• What you have to do: Reproduce the listing below exactly, minus its pictures.

• Source excerpt:
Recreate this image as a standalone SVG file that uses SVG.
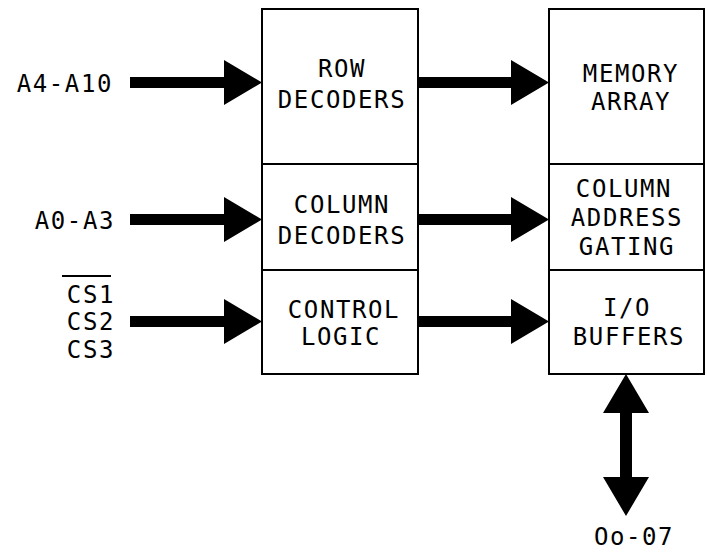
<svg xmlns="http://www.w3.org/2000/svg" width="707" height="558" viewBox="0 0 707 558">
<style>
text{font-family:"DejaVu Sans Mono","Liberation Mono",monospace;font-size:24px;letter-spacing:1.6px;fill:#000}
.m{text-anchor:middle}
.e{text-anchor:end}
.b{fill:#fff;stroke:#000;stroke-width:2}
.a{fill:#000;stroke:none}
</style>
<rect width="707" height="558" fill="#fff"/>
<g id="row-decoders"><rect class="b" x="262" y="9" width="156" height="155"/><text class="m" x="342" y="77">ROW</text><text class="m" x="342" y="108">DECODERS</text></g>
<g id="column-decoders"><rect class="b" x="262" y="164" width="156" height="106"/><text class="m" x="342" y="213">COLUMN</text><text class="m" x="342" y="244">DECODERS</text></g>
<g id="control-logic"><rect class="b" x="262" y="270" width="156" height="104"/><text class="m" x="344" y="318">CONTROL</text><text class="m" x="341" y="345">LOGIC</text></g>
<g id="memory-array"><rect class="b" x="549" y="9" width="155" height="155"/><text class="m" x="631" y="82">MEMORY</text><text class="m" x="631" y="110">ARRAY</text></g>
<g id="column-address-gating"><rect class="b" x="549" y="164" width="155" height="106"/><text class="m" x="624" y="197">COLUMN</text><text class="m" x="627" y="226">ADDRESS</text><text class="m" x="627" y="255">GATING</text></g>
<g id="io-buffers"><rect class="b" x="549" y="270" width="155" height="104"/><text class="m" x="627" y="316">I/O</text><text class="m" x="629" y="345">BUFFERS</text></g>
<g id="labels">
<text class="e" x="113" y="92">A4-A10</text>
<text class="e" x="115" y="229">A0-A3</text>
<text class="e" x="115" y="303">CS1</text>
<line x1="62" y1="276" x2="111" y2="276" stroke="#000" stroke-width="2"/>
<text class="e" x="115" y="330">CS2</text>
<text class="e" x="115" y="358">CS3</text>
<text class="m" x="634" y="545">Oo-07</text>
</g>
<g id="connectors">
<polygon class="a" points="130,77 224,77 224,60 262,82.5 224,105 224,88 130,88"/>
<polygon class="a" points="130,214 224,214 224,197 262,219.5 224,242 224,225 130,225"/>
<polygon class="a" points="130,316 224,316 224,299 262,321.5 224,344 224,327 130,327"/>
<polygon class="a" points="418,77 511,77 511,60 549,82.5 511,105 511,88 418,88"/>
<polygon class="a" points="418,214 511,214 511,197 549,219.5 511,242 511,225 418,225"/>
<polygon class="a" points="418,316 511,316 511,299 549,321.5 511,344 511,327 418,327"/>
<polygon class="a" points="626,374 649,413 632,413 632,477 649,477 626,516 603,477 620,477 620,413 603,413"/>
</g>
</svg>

• Solution:
Recreate this image as a standalone SVG file that uses SVG.
<svg xmlns="http://www.w3.org/2000/svg" width="707" height="558" viewBox="0 0 707 558">
<style>
text{font-family:"DejaVu Sans Mono","Liberation Mono",monospace;font-size:24px;letter-spacing:1.6px;fill:#000}
.m{text-anchor:middle}
.e{text-anchor:end}
.b{fill:#fff;stroke:#000;stroke-width:2}
.a{fill:#000;stroke:none}
</style>
<rect width="707" height="558" fill="#fff"/>
<g id="row-decoders"><rect class="b" x="262" y="9" width="156" height="155"/><text class="m" x="342" y="77">ROW</text><text class="m" x="342" y="108">DECODERS</text></g>
<g id="column-decoders"><rect class="b" x="262" y="164" width="156" height="106"/><text class="m" x="342" y="213">COLUMN</text><text class="m" x="342" y="244">DECODERS</text></g>
<g id="control-logic"><rect class="b" x="262" y="270" width="156" height="104"/><text class="m" x="344" y="318">CONTROL</text><text class="m" x="341" y="345">LOGIC</text></g>
<g id="memory-array"><rect class="b" x="549" y="9" width="155" height="155"/><text class="m" x="631" y="82">MEMORY</text><text class="m" x="631" y="110">ARRAY</text></g>
<g id="column-address-gating"><rect class="b" x="549" y="164" width="155" height="106"/><text class="m" x="624" y="197">COLUMN</text><text class="m" x="627" y="226">ADDRESS</text><text class="m" x="627" y="255">GATING</text></g>
<g id="io-buffers"><rect class="b" x="549" y="270" width="155" height="104"/><text class="m" x="627" y="316">I/O</text><text class="m" x="629" y="345">BUFFERS</text></g>
<g id="labels">
<text class="e" x="113" y="92">A4-A10</text>
<text class="e" x="115" y="229">A0-A3</text>
<text class="e" x="115" y="303">CS1</text>
<line x1="62" y1="276" x2="111" y2="276" stroke="#000" stroke-width="2"/>
<text class="e" x="115" y="330">CS2</text>
<text class="e" x="115" y="358">CS3</text>
<text class="m" x="634" y="545">Oo-07</text>
</g>
<g id="connectors">
<polygon class="a" points="130,77 224,77 224,60 262,82.5 224,105 224,88 130,88"/>
<polygon class="a" points="130,214 224,214 224,197 262,219.5 224,242 224,225 130,225"/>
<polygon class="a" points="130,316 224,316 224,299 262,321.5 224,344 224,327 130,327"/>
<polygon class="a" points="418,77 511,77 511,60 549,82.5 511,105 511,88 418,88"/>
<polygon class="a" points="418,214 511,214 511,197 549,219.5 511,242 511,225 418,225"/>
<polygon class="a" points="418,316 511,316 511,299 549,321.5 511,344 511,327 418,327"/>
<polygon class="a" points="626,374 649,413 632,413 632,477 649,477 626,516 603,477 620,477 620,413 603,413"/>
</g>
</svg>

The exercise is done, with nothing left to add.